While Claudius represents the commensement of corruption in Hamlet’s life, Hamlet maintains the theme through his constant opposition to Claudius. All Hamlet feels for Claudius is disdain for his uncle even though they are related by blood he has more regard for a stranger than he could ever feel for his blood relative. When Claudius greets him by refering to him as cousin and son, Hamlet replies “A little more than kin, and less than kind” (Shakespeare 1.2.65). The fued makes Claudius increasingly aware of the threat Hamlet represents and serves as motivation of eliminating him. Sadly, Getrude, blinded by the desire for power does not see the threat Claudius embodies. She would rather believe her son is becoming insane than the wolf in sheep’s clothing she has come to consider her King.
The theme of death is propelled by the prevalence of corruption through out the storyline. Due to lack of justice, everyone sought to find retribution according to their hearts desire and satisfaction. For Hamlet that involved killing Claudius. In the process he ended up killing Polonius as well. The devastation of her father’s death caused Ophelia to commit suicide and Laertes to murder Hamlet to avenge his father’s killing. Getrude died as collateral damage of Claudius’ plan. All this deaths occurred as a result of greed between Claudius and Getrude. Nevertheless, the Kingdom was in the verge of war with an invading army approaching a rather unprepared monarchy. Aside from the killings of the Danish royal members, their was increasing sickness that threatened the lives of the people.
According to Rida, “death in Hamlet is not only the aftermath of the corruption within that society but also a state in which Hamlet prefers things” (19). He seems to have an unusuall appreciation of death and a dislike for life. He paints a rather morbid image of life in Denmark and around the world to show disgust of what his life has turned out to be. Moreover, he ignores Ophelia who is senselessly in love with him throughout his return only to acknowledge his love for her after she has already died. In the end, death seemed to bring another perspective into Hamlet’s disturbed mind.
Hamlet is a representation of corrupt societies and highlights on the effects of living without morals. The absence of societal values and morality is the source of mutiny and disorder. Nothing good can be salvaged from such a foundation because the bad has a way of corrupting the good in society. Furthermore, such a world not only stifles whatever morals are left in the land creating a sense of homelessness and devastation for the poor and the week. In essense what Shakespeare is trying to say is death is the aftermath of corruption in any society.
Bell, Walter G. The Great Plague in London. London : Folio Society, 2001.

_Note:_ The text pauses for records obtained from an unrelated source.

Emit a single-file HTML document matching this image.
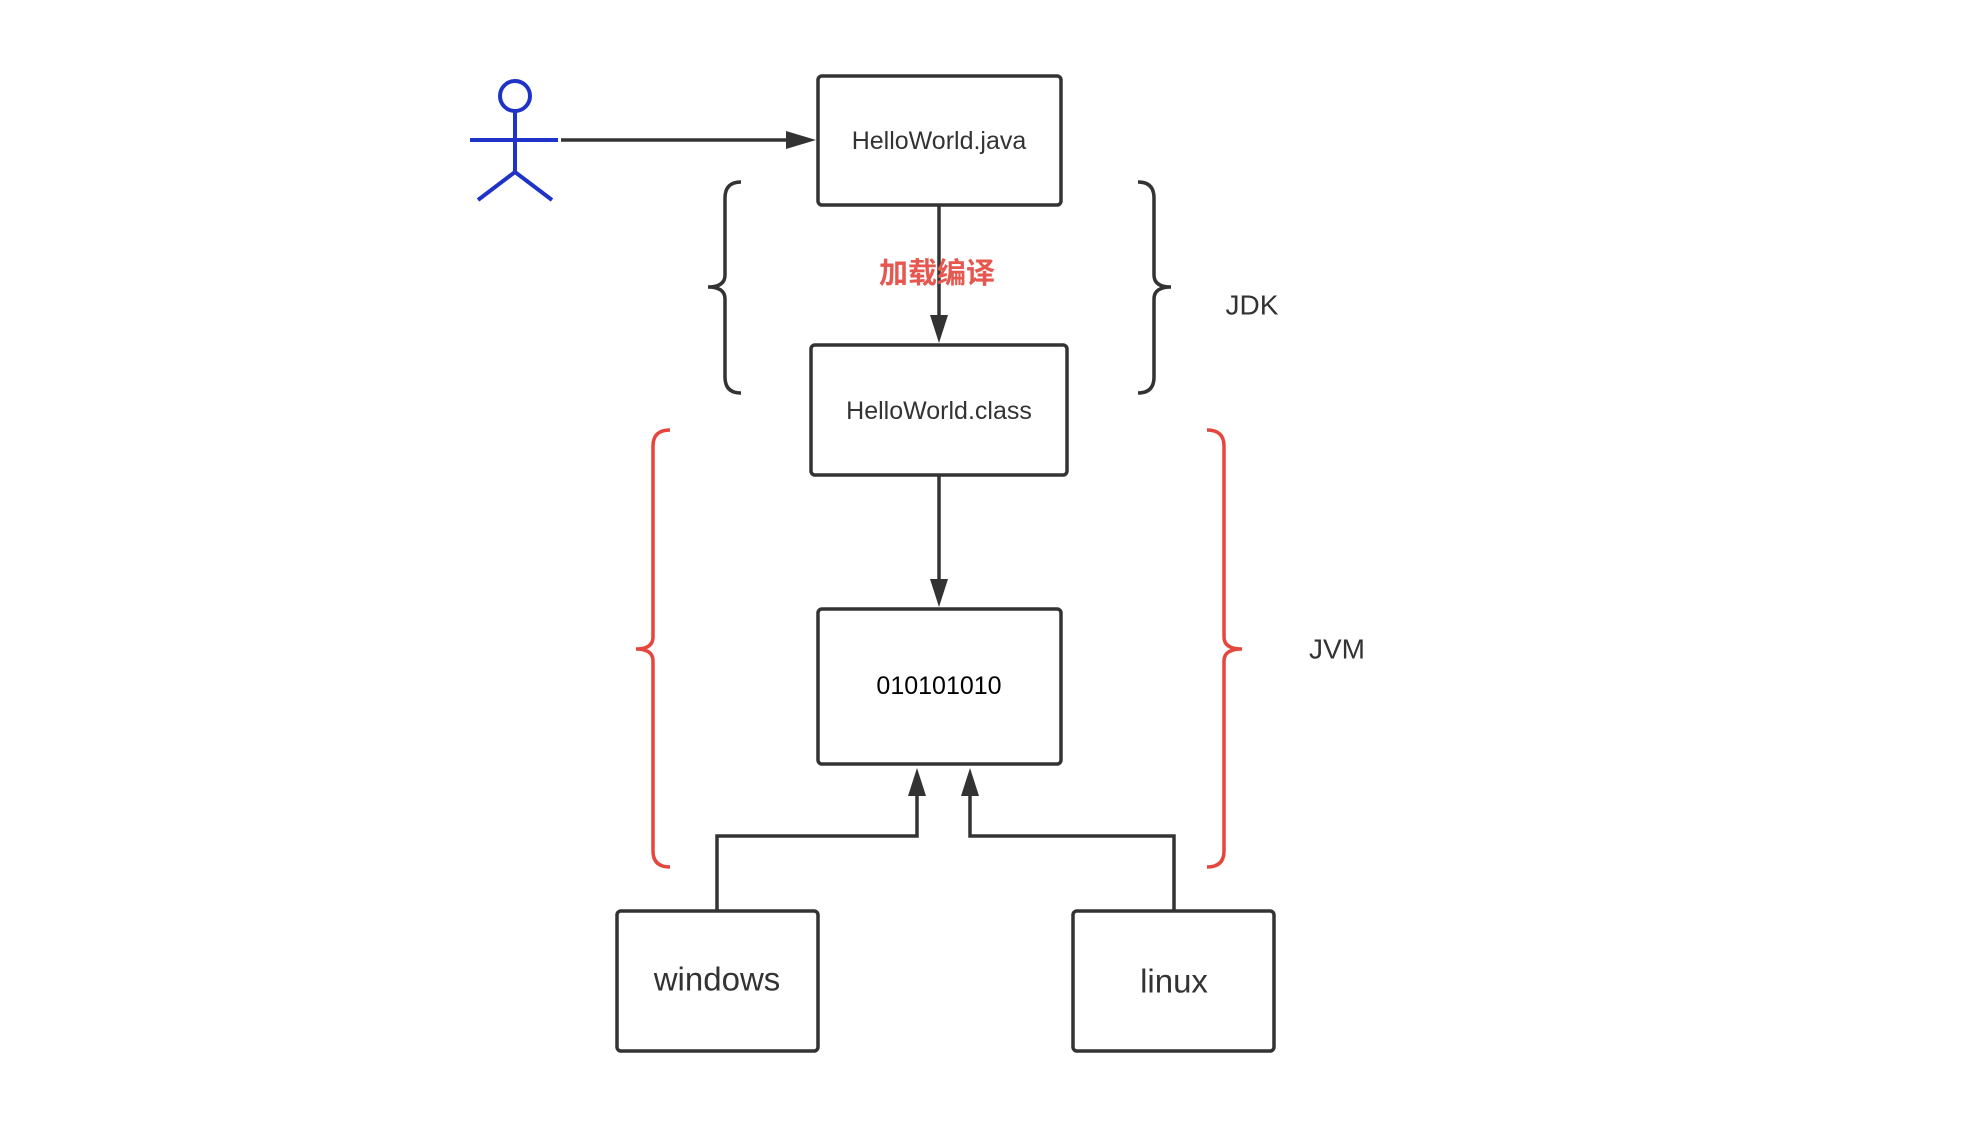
<!DOCTYPE html>
<html><head><meta charset="utf-8"><style>
html,body{margin:0;padding:0;background:#fff;}
svg{display:block}
text{font-family:"Liberation Sans","Noto Sans CJK SC",sans-serif;fill:#333;}
</style></head><body>
<svg width="1970" height="1144" viewBox="0 0 1970 1144" xmlns="http://www.w3.org/2000/svg">
<g transform="translate(-4,-1)">
<g fill="none" stroke="#333" stroke-width="3.5">
<rect x="822" y="77" width="243" height="129" rx="4"/>
<rect x="815" y="346" width="256" height="130" rx="4"/>
<rect x="822" y="610" width="243" height="155" rx="4"/>
<rect x="621" y="912" width="201" height="140" rx="4"/>
<rect x="1077" y="912" width="201" height="140" rx="4"/>
</g>
<g stroke="#333" stroke-width="3.5" fill="none">
<line x1="565" y1="141" x2="795" y2="141"/>
<line x1="943" y1="206" x2="943" y2="320"/>
<line x1="943" y1="476" x2="943" y2="584"/>
<polyline points="721,912 721,837 921,837 921,795"/>
<polyline points="1178,912 1178,837 974,837 974,795"/>
</g>
<g fill="#333">
<path d="M790,132 L820,141 L790,150 z"/>
<path d="M934,316 L943,344 L952,316 z"/>
<path d="M934,580 L943,608 L952,580 z"/>
<path d="M912,797 L921,769 L930,797 z"/>
<path d="M965,797 L974,769 L983,797 z"/>
</g>
<g stroke="#1f33c9" stroke-width="4" fill="none">
<circle cx="519" cy="97" r="15"/>
<line x1="519" y1="112" x2="519" y2="173"/>
<line x1="474" y1="141" x2="562" y2="141"/>
<polyline points="482,201 519,173 556,201"/>
</g>
<g stroke="#333" stroke-width="3.5" fill="none">
<path d="M745,183 Q729,183 729,199 L729,276 Q729,288 712,288 Q729,288 729,300 L729,378 Q729,394 745,394"/>
<path d="M1142,183 Q1158,183 1158,199 L1158,276 Q1158,288 1175,288 Q1158,288 1158,300 L1158,378 Q1158,394 1142,394"/>
</g>
<g stroke="#e5473f" stroke-width="3.5" fill="none">
<path d="M674,431 Q657,431 657,447 L657,638 Q657,650 640,650 Q657,650 657,662 L657,852 Q657,868 674,868"/>
<path d="M1211,431 Q1228,431 1228,447 L1228,638 Q1228,650 1246,650 Q1228,650 1228,662 L1228,852 Q1228,868 1211,868"/>
</g>
<g text-anchor="middle" dominant-baseline="central">
<text x="943" y="142" font-size="25">HelloWorld.java</text>
<text x="943" y="412" font-size="25">HelloWorld.class</text>
<text x="943" y="687" font-size="25" style="fill:#000">010101010</text>
<text x="721" y="980" font-size="33">windows</text>
<text x="1178" y="982" font-size="33">linux</text>
<text x="941" y="275" font-size="29" font-weight="bold" style="fill:#e5574f">加载编译</text>
<text x="1256" y="306" font-size="28">JDK</text>
<text x="1341" y="650" font-size="28">JVM</text>
</g>
</g>
</svg>
</body></html>
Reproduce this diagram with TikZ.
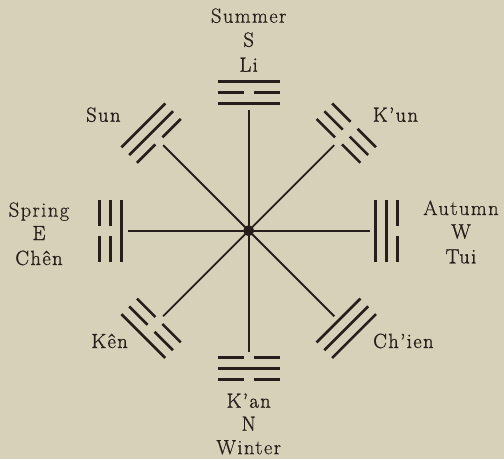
\documentclass[tikz,border=0pt]{standalone}
\usepackage{fontspec}
\setmainfont{Latin Modern Roman}
\definecolor{paper}{RGB}{214,209,184}
\definecolor{ink}{RGB}{38,30,26}
\newcommand\lbfont{\fontsize{20.5}{24}\selectfont\addfontfeature{LetterSpace=7,FakeBold=0.5}}
\newcommand\nmfont{\fontsize{20.5}{24}\selectfont\addfontfeature{LetterSpace=7,FakeBold=1.2}}
\newcommand\yline[2]{%
  \ifnum#2=1 \draw[yao] (#1,-31)--(#1,31);
  \else \draw[yao] (#1,-31)--(#1,-5) (#1,5)--(#1,31); \fi}
\begin{document}
\begin{tikzpicture}[x=1pt,y=1pt,
  yao/.style={ink,line width=2.6pt},
  spoke/.style={ink,line width=1.9pt},
  lbl/.style={text=ink,inner sep=0pt,anchor=base,font=\lbfont},
  nm/.style={lbl,font=\nmfont}]
\fill[paper] (-248.7,-228.3) rectangle (255.3,230.7);
\useasboundingbox (-248.7,-228.3) rectangle (255.3,230.7);
% centre and spokes
\coordinate (o) at (0,0);
\foreach \a [count=\i] in {0,45,...,315}{
  \coordinate (e\i) at (\a:121);
  \draw[spoke] (o) -- (e\i);
}
\node[circle,fill=ink,inner sep=0pt,minimum size=11pt] (c) at (o) {};
% trigrams: angle / inner / middle / outer (1 = solid, 0 = broken)
\foreach \a/\p/\q/\r in {90/1/0/1,270/0/1/0,180/1/0/0,0/1/1/0,135/0/1/1,45/0/0/0,225/0/0/1,315/1/1/1}{
  \begin{scope}[rotate=\a]
    \yline{127}{\p}\yline{138}{\q}\yline{149}{\r}
  \end{scope}
}
% labels
\node[lbl] (summer) at (0,208) {Summer};
\node[nm] (s) at (0,184) {S};
\node[nm] (li) at (0,159) {Li};
\node[nm] (kan) at (0,-177) {K’an};
\node[nm] (n) at (0,-200) {N};
\node[lbl] (winter) at (0,-223.5) {Winter};
\node[lbl] (spring) at (-209.7,14) {Spring};
\node[nm] (e) at (-209.7,-9.3) {E};
\node[nm] (chen) at (-209.7,-34.3) {Chên};
\node[lbl] (autumn) at (212.3,15.7) {Autumn};
\node[nm] (w) at (212.3,-7.6) {W};
\node[nm] (tui) at (212.3,-32.6) {Tui};
\node[nm,anchor=base east] (sun) at (-128,109) {Sun};
\node[nm,anchor=base west] (kun) at (124,109) {K’un};
\node[nm,anchor=base east] (ken) at (-120.7,-117.3) {Kên};
\node[nm,anchor=base west] (chien) at (124.3,-117.3) {Ch’ien};
\end{tikzpicture}
\end{document}
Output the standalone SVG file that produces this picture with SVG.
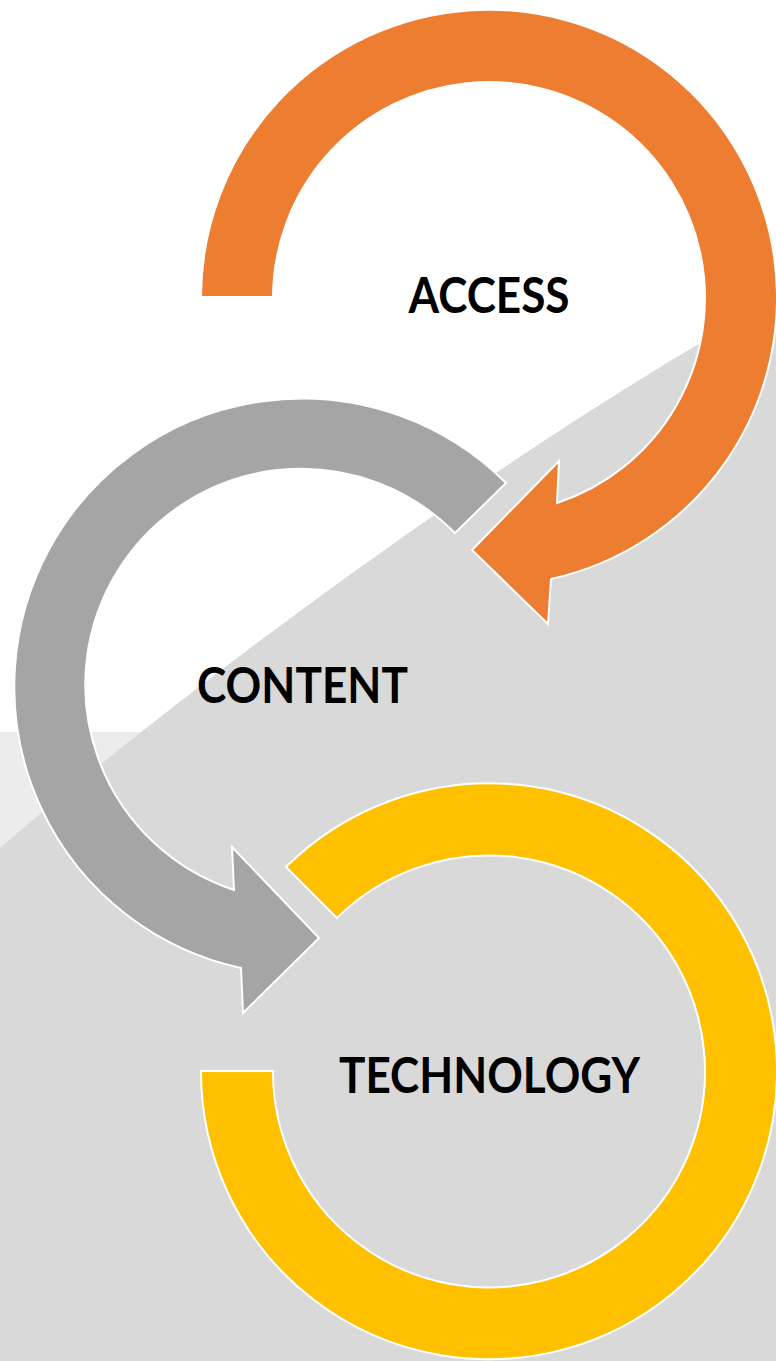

Boddenberg, Martin. Corruption in Shakespeare’s” Hamlet”. Hamlet as an evil avenger? London: Oxford University Press, 2015.
Jenkins , Martin. Corruption in Shakespeare’s “Hamlet”. London: Oxford University Press, 2011.
Rida , F. “Tragic Hesitation In William Shakespeare’s Hamlet: A Psychoanalytic Perspective.” Journal of Social and Psychological Sciences 3.2 (2010): 19-30.
Shakespeare, William. Hamlet. London: Nordica Libros, 2012.